Konfederasi Serikat Buruh Seluruh Indonesia (KSBSI) melangsungkan aksi massa di depan Lingkungan Kantor Gubernur Provinsi Lampung
HUKATAN.ORG, Puluhan buruh yang tergabung dalam Konfederasi Serikat Buruh Seluruh Indonesia (KSBSI) Lampung melangsungkan aksi massa menyoal berlakunya PP nomor 21 Tahun 2024 tentang Perubahan atas PP No 25 Tahun 2020 sebagai turunan dari UU Tapera yang mewajibkan semua buruh swasta dipotong gaji sebesar 3 persen.
Dari besaran nilai tersebut, upah buruh akan dipotong 2,5 persen dan sisanya 0,5 persen akan ditanggung pengusaha/pemberi kerja.

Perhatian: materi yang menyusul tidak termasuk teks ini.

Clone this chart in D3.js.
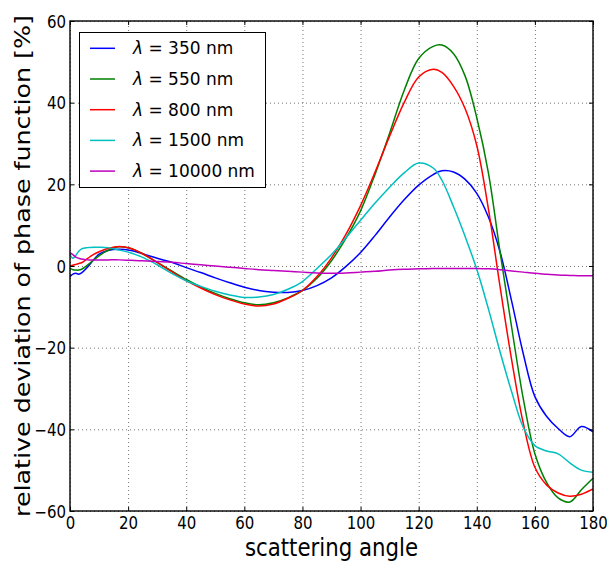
<!DOCTYPE html>
<html>
<head>
<meta charset="utf-8">
<script src="https://cdn.jsdelivr.net/npm/d3@7"></script>
<style>
  html, body { margin: 0; padding: 0; background: #fff; }
  svg { display: block; }
  text { font-family: "DejaVu Sans", sans-serif; fill: #000; }
</style>
</head>
<body>
<svg id="chart" width="607" height="561"></svg>
<script>
// ---- data ----
const angles = [0, 1, 2, 3, 4, 6, 8, 10, 13, 17, 21, 25, 30, 35, 40, 45, 50, 55, 60, 65, 70, 75, 80, 85, 90, 95, 100, 105, 110, 115, 120, 125, 128, 132, 136, 140, 144, 148, 152, 156, 160, 164, 168, 172, 176, 180];
const wl350 = [-2.6, -2.0, -1.8, -2.0, -1.7, -0.3, 1.4, 2.9, 3.8, 4.1, 3.8, 3.0, 1.9, 0.9, -0.4, -1.6, -2.9, -4.1, -5.2, -6.0, -6.4, -6.5, -6.0, -4.8, -2.9, -0.1, 3.3, 7.5, 12.0, 16.2, 19.8, 22.4, 23.3, 23.0, 21.2, 17.8, 12.0, 3.5, -8.6, -21.5, -32.0, -36.8, -39.8, -41.8, -39.3, -40.6];
const wl550 = [-0.6, -0.9, -1.0, -1.0, -0.8, 0.2, 1.4, 2.5, 3.8, 4.7, 4.3, 3.0, 0.9, -1.2, -3.3, -5.1, -6.7, -8.0, -9.0, -9.5, -9.0, -7.8, -6.0, -3.0, 1.3, 6.8, 13.5, 22.5, 32.5, 43.0, 50.8, 53.8, 54.1, 52.0, 46.5, 36.3, 22.8, 3.5, -15.0, -32.5, -46.0, -53.0, -56.8, -57.8, -54.8, -52.0];
const wl800 = [0.0, 0.2, 0.4, 0.6, 0.8, 1.8, 2.8, 3.5, 4.3, 4.8, 4.3, 3.0, 0.9, -1.4, -3.6, -5.4, -7.0, -8.3, -9.3, -9.8, -9.3, -7.9, -6.0, -2.6, 2.0, 7.8, 14.8, 23.0, 31.8, 40.0, 46.3, 48.2, 47.4, 44.0, 38.5, 29.5, 14.0, -5.0, -23.0, -38.5, -49.3, -53.6, -55.6, -56.4, -55.9, -54.6];
const wl1500 = [2.8, 1.9, 2.6, 3.6, 4.2, 4.5, 4.6, 4.6, 4.5, 3.9, 3.2, 2.1, 0.3, -1.8, -3.6, -5.0, -6.2, -7.1, -7.7, -7.6, -7.0, -5.7, -3.8, -0.6, 2.8, 6.9, 11.2, 15.4, 19.3, 22.8, 25.2, 24.0, 21.0, 14.5, 7.2, -0.8, -10.5, -21.0, -30.8, -39.5, -44.0, -45.3, -46.0, -48.2, -50.0, -50.5];
const wl10000 = [3.3, 2.8, 2.2, 1.9, 1.7, 1.5, 1.5, 1.5, 1.5, 1.5, 1.4, 1.3, 1.1, 0.9, 0.6, 0.3, 0.0, -0.3, -0.6, -0.9, -1.1, -1.3, -1.5, -1.7, -1.8, -1.7, -1.5, -1.3, -1.0, -0.8, -0.7, -0.6, -0.6, -0.6, -0.6, -0.6, -0.7, -0.9, -1.2, -1.5, -1.8, -2.0, -2.2, -2.3, -2.4, -2.4];
const seriesNames = ["350", "550", "800", "1500", "10000"];
const seriesValues = [wl350, wl550, wl800, wl1500, wl10000];
const seriesColors = ["#0000ff", "#008000", "#ff0000", "#00bfbf", "#bf00bf"];
const xTicks = [0, 20, 40, 60, 80, 100, 120, 140, 160, 180];
const yTicks = [-60, -40, -20, 0, 20, 40, 60];
const xLabel = "scattering angle";
const yLabel = "relative deviation of phase function [%]";

// ---- layout ----
const L = 70, R = 593, T = 21, B = 511;
const svg = d3.select("#chart");
const x = d3.scaleLinear().domain([0, 180]).range([L, R]);
const y = d3.scaleLinear().domain([-60, 60]).range([B, T]);
const TS = 1.12; // vertical text stretch

// grid
const gx = svg.append("g").attr("transform", `translate(0,${B})`)
  .call(d3.axisBottom(x).tickValues(xTicks).tickSize(-(B - T)).tickFormat(""));
const gy = svg.append("g").attr("transform", `translate(${L},0)`)
  .call(d3.axisLeft(y).tickValues(yTicks).tickSize(-(R - L)).tickFormat(""));
[gx, gy].forEach(g => {
  g.select(".domain").remove();
  g.selectAll("line").attr("stroke", "#000").attr("stroke-opacity", 0.55)
    .attr("stroke-width", 1).attr("stroke-dasharray", "1,3");
});

// lines
const line = d3.line().x(d => x(d[0])).y(d => y(d[1])).curve(d3.curveCatmullRom.alpha(0.5));
const plot = svg.append("g");
seriesValues.forEach((vals, i) => {
  const pts = angles.map((a, j) => [a, vals[j]]);
  plot.append("path").datum(pts).attr("d", line)
    .attr("fill", "none").attr("stroke", seriesColors[i]).attr("stroke-width", 1.5)
    .attr("stroke-linejoin", "round");
});

// inward ticks on all sides
const tb = svg.append("g").attr("transform", `translate(0,${B})`)
  .call(d3.axisBottom(x).tickValues(xTicks).tickSize(-4).tickFormat(""));
const tt = svg.append("g").attr("transform", `translate(0,${T})`)
  .call(d3.axisTop(x).tickValues(xTicks).tickSize(-4).tickFormat(""));
const tl = svg.append("g").attr("transform", `translate(${L},0)`)
  .call(d3.axisLeft(y).tickValues(yTicks).tickSize(-4).tickFormat(""));
const tr = svg.append("g").attr("transform", `translate(${R},0)`)
  .call(d3.axisRight(y).tickValues(yTicks).tickSize(-4).tickFormat(""));
[tb, tt, tl, tr].forEach(g => {
  g.select(".domain").remove();
  g.selectAll("line").attr("stroke", "#000").attr("stroke-width", 1);
});

// frame
svg.append("rect").attr("x", L).attr("y", T).attr("width", R - L).attr("height", B - T)
  .attr("fill", "none").attr("stroke", "#000").attr("stroke-width", 1.4);

// tick labels
const lb = svg.append("g").attr("transform", `translate(0,${B})`)
  .call(d3.axisBottom(x).tickValues(xTicks).tickSize(0));
lb.select(".domain").remove();
lb.selectAll("text").attr("y", null).attr("dy", null)
  .attr("transform", `translate(0,18) scale(1,${TS})`)
  .attr("font-size", 15).attr("font-family", "DejaVu Sans").attr("fill", "#000");
const ll = svg.append("g").attr("transform", `translate(${L},0)`)
  .call(d3.axisLeft(y).tickValues(yTicks).tickSize(0));
ll.select(".domain").remove();
ll.selectAll("text").attr("x", null).attr("dy", null)
  .attr("transform", `translate(-4,6) scale(1,${TS})`)
  .attr("font-size", 15).attr("font-family", "DejaVu Sans").attr("fill", "#000");

// axis labels
svg.append("text").attr("text-anchor", "middle")
  .attr("transform", `translate(${(L + R) / 2},556) scale(1,1.19)`)
  .attr("font-size", 21.3).text(xLabel);
svg.append("text").attr("text-anchor", "middle")
  .attr("transform", `translate(30,${(T + B) / 2}) rotate(-90) scale(1.19,1)`)
  .attr("font-size", 21.3).text(yLabel);

// legend
const lg = svg.append("g");
lg.append("rect").attr("x", 79.5).attr("y", 32.5).attr("width", 186).attr("height", 155)
  .attr("fill", "#fff").attr("stroke", "#000").attr("stroke-width", 1);
seriesNames.forEach((n, i) => {
  const yy = 48.3 + i * 30.7;
  lg.append("line").attr("x1", 90).attr("x2", 115).attr("y1", yy).attr("y2", yy)
    .attr("stroke", seriesColors[i]).attr("stroke-width", 1.5);
  const t = lg.append("text").attr("transform", `translate(133,${yy + 6})`)
    .attr("font-size", 17);
  t.append("tspan").attr("font-style", "italic").text("λ");
  t.append("tspan").text(` = ${n} nm`);
});
</script>
</body>
</html>
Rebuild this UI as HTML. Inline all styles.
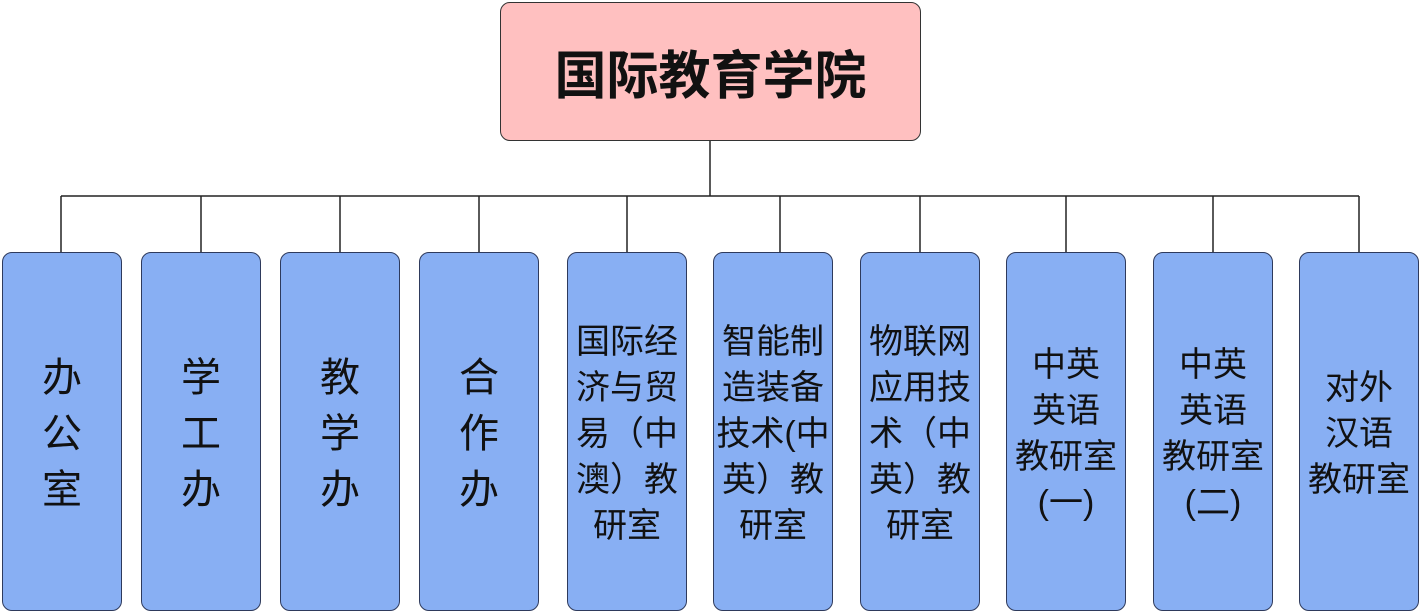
<!DOCTYPE html>
<html><head><meta charset="utf-8"><style>
body{margin:0;width:1421px;height:613px;background:#fff;position:relative;overflow:hidden;font-family:"Liberation Sans","Noto Sans CJK SC",sans-serif;}
.b{position:absolute;box-sizing:border-box;top:252px;width:120px;height:359px;background:#88aff3;border:1.5px solid #2e3a5c;border-radius:10px;display:flex;align-items:center;justify-content:center;text-align:center;color:#111;}
.big{font-size:40px;line-height:56px;padding-top:4px}
.sm{font-size:34px;line-height:46px;padding-top:4px;white-space:nowrap}
.top{position:absolute;box-sizing:border-box;left:500px;top:2px;width:421px;height:139px;background:#ffc0c0;border:1.5px solid #333;border-radius:10px;display:flex;align-items:center;justify-content:center;font-size:52px;font-weight:bold;color:#111;}
</style></head><body>
<svg style="position:absolute;left:0;top:0" width="1421" height="613">
<g stroke="#222" stroke-width="1.5" fill="none">
<line x1="710" y1="141" x2="710" y2="196"/>
<line x1="61" y1="196" x2="1359" y2="196"/>
<line x1="61" y1="196" x2="61" y2="252"/>
<line x1="201" y1="196" x2="201" y2="252"/>
<line x1="340" y1="196" x2="340" y2="252"/>
<line x1="479" y1="196" x2="479" y2="252"/>
<line x1="627" y1="196" x2="627" y2="252"/>
<line x1="780" y1="196" x2="780" y2="252"/>
<line x1="920" y1="196" x2="920" y2="252"/>
<line x1="1066" y1="196" x2="1066" y2="252"/>
<line x1="1213" y1="196" x2="1213" y2="252"/>
<line x1="1359" y1="196" x2="1359" y2="252"/>
</g></svg>
<div class="top">国际教育学院</div>
<div class="b big" style="left:2px">办<br>公<br>室</div>
<div class="b big" style="left:141px">学<br>工<br>办</div>
<div class="b big" style="left:280px">教<br>学<br>办</div>
<div class="b big" style="left:419px">合<br>作<br>办</div>
<div class="b sm" style="left:567px">国际经<br>济与贸<br>易（中<br>澳）教<br>研室</div>
<div class="b sm" style="left:713px">智能制<br>造装备<br>技术(中<br>英）教<br>研室</div>
<div class="b sm" style="left:860px">物联网<br>应用技<br>术（中<br>英）教<br>研室</div>
<div class="b sm" style="left:1006px">中英<br>英语<br>教研室<br>(一)</div>
<div class="b sm" style="left:1153px">中英<br>英语<br>教研室<br>(二)</div>
<div class="b sm" style="left:1299px">对外<br>汉语<br>教研室</div>
</body></html>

KSBSI beranggapan bahwa pemotongan upah tersebut hanya menambah beban bagi buruh buruh di tengah sulitnya ekonomi dan rendahnya kenaikan upah.
Pihaknya menyuarakan undang-undang (UU) Tapera juga merupakan pengingkaran tanggung jawab pemerintah dalam menyediakan perumahan yang layak dan murah bagi warga negara.
“Melihat situasi dan kondisi upah buruh buruh di Indonesia masih jauh dari kata layak dan sangat terbatas pendapatannya, sangat tidak masuk akal jika pemerintah memaksakan UU TAPERA diberlakukan dua tahun mendatang, yaitu tahun 2027,” teriak Ponijan, Koorwil KSBSI Provinsi Lampung.
Pihaknya menilai, UU Tapera No. 4/2016 melanggar hak konstitusional rakyat untuk mendapat imbalan dan perlakuan yang adil dan layak dalam hubungan kerja.
“Upah masih kecil, belum mencapai kebutuhan hidup layak (rata-rata Rp 2,9 juta)”
“Buruh dan pengusaha telah diwajibkan membayar iuran jaminan sosial yang cukup besar (buruh 4 persen & pengusaha 11,74 persen),”
“Program Tapera tumpang tindih dengan program BPJS ketenagakerjaan,” terangnya.
Selain itu, buruh sudah banyak memiliki rumah dengan cara mencicil.
Serta hubungan kerja PKWT, setiap saat dapat di PHK.
Alasan tersebut mendasari Koorwil KSBSI Provinsi Lampung untuk menyampaikan sejumlah tuntutan.
Yakni menolak pemberlakuan UU Tapera beserta aturan turunannya.
Serta menuntut Pemerintah untuk melakukan dialog yang terbuka dan transparan dengan pemangku kepentingan tentang kebijakan penyelenggaraan pembangunan perumahan rakyat tanpa membebani buruh/buruh melalui tabungan wajib.
Kemudian menuntut pemerintah melaksanakan Rekomendasi ILO Nomor 115 Tahun 1961 tentang Perumahan Buruh.